To display the embedded models in Django Admin, a Form for the embedded fields is required. Since the embedded field is an abstract model, the form is easily created by using a ModelForm. The BlogForm defines Blog as the model with name and tagline as the form fields.

If you do not specify a ModelForm for your embedded models, and pass it using the model_form_class argument, Djongo will automatically generate a ModelForm for you.

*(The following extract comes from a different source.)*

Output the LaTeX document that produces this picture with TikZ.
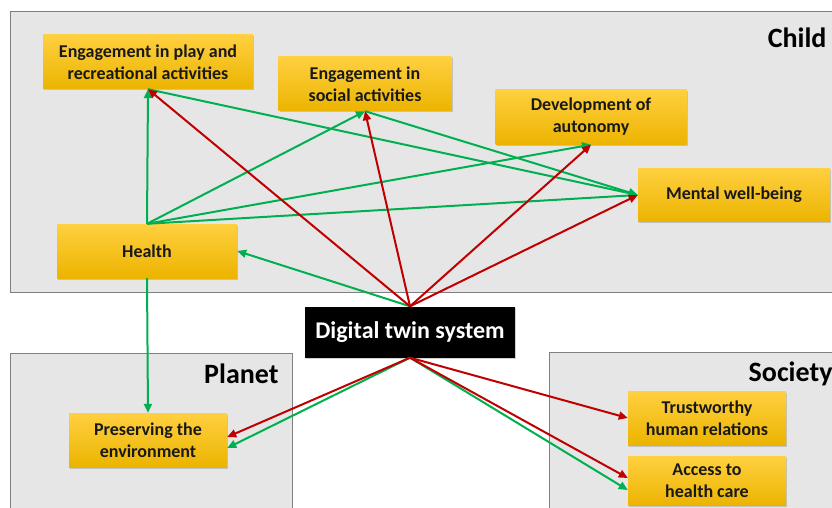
\documentclass[tikz,border=0pt]{standalone}
\usepackage{fontspec}
\setmainfont{Carlito}
\usetikzlibrary{shadows,arrows.meta}
\definecolor{goldtop}{RGB}{255,208,64}
\definecolor{goldbot}{RGB}{236,180,0}
\definecolor{posgreen}{RGB}{0,176,80}
\definecolor{negred}{RGB}{192,0,0}
\definecolor{areagray}{RGB}{230,230,230}

\begin{document}
\begin{tikzpicture}[
		x=1pt, y=-1pt,
		area/.style={draw=black!50, fill=areagray, line width=0.7pt},
		arealabel/.style={font=\bfseries\fontsize{28}{30}\selectfont, anchor=east},
		goal/.style={rectangle, top color=goldtop, bottom color=goldbot, align=center,
				drop shadow={shadow xshift=1pt, shadow yshift=-1.5pt, opacity=0.35},
				font=\bfseries\fontsize{18}{22}\selectfont, text=black!90, inner sep=2pt},
		system/.style={rectangle, fill=black, text=white, minimum width=210pt, minimum height=51pt,
				drop shadow={shadow xshift=1pt, shadow yshift=-1.5pt, opacity=0.35},
				font=\bfseries\fontsize{24}{28}\selectfont},
		posarrow/.style={draw=posgreen, line width=2pt, -{Triangle[length=9pt,width=8pt]}},
		negarrow/.style={draw=negred, line width=2pt, -{Triangle[length=9pt,width=8pt]}}
	]
	\useasboundingbox (0,0) rectangle (832,508);

	\fill[white] (0,0) rectangle (832,508);
	\draw[area] (10,11) rectangle (845,292);
	\draw[area] (10,353) rectangle (292,520);
	\draw[area] (549,352) rectangle (845,520);
	\node[arealabel] (child) at (830,38) {Child};
	\node[arealabel] (planet) at (282,374) {Planet};
	\node[arealabel] (society) at (836,374) {Society};

	\node[goal, minimum width=210pt, minimum height=54pt] (play) at (148,62) {Engagement in play and\\recreational activities};
	\node[goal, minimum width=173pt, minimum height=54pt] (social) at (365,84) {Engagement in\\social activities};
	\node[goal, minimum width=191pt, minimum height=55pt] (autonomy) at (591,117) {Development of\\autonomy};
	\node[goal, minimum width=192pt, minimum height=53pt] (mental) at (734,195) {Mental well-being};
	\node[goal, minimum width=180pt, minimum height=54pt] (health) at (147,251) {Health};
	\node[system] (twin) at (410,332) {Digital twin system};
	\node[goal, minimum width=158pt, minimum height=54pt] (environment) at (148,440) {Preserving the\\environment};
	\node[goal, minimum width=158pt, minimum height=54pt] (relations) at (707,418) {Trustworthy\\human relations};
	\node[goal, minimum width=158pt, minimum height=49pt] (care) at (707,481) {Access to\\health care};

	\draw[posarrow] (health.north) -- (play.south);
	\draw[posarrow] (health.north) -- (social.south);
	\draw[posarrow] (health.north) -- (autonomy.south);
	\draw[posarrow] (health.north) -- (mental.west);
	\draw[posarrow] (play.south) -- (mental.west);
	\draw[posarrow] (social.south) -- (mental.west);
	\draw[posarrow] (twin.north) -- (health.east);
	\draw[posarrow] (health.south) -- (environment.north);
	\draw[posarrow] (twin.south) -- ([yshift=-8pt]environment.east);
	\draw[posarrow] (twin.south) -- ([yshift=-9pt]care.west);

	\draw[negarrow] (twin.north) -- (play.south);
	\draw[negarrow] (twin.north) -- (social.south);
	\draw[negarrow] (twin.north) -- (autonomy.south);
	\draw[negarrow] (twin.north) -- (mental.west);
	\draw[negarrow] (twin.south) -- ([yshift=3pt]environment.east);
	\draw[negarrow] (twin.south) -- (relations.west);
	\draw[negarrow] (twin.south) -- ([yshift=3pt]care.west);
\end{tikzpicture}
\end{document}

Register the new models in admin.py.

from django.contrib import admin
from .embedded_models import Author, Entry

admin.site.register([Author, Entry])

The number of fields in the Entry model is reduce to 6. Fire up Django Admin to check what is up!

Django Admin

Only the Entry and Author model are registered. I click on Entrys Add and get:

Django Admin

The Name and Tagline fields are neatly nested within Blog. Pub date Mod date N pingbanks and Rating are neatly nested within Meta data.

When a user queries for a blog named ‘Beatles Blog’, the query for filtering an embedded model changes to:

entries = Entry.objects.filter(blog={'name': 'Beatles Blog'})

This query will return all entries having an embedded blog with the name ‘Beatles Blog’. The query will hit the database just once and there are no JOINs involved.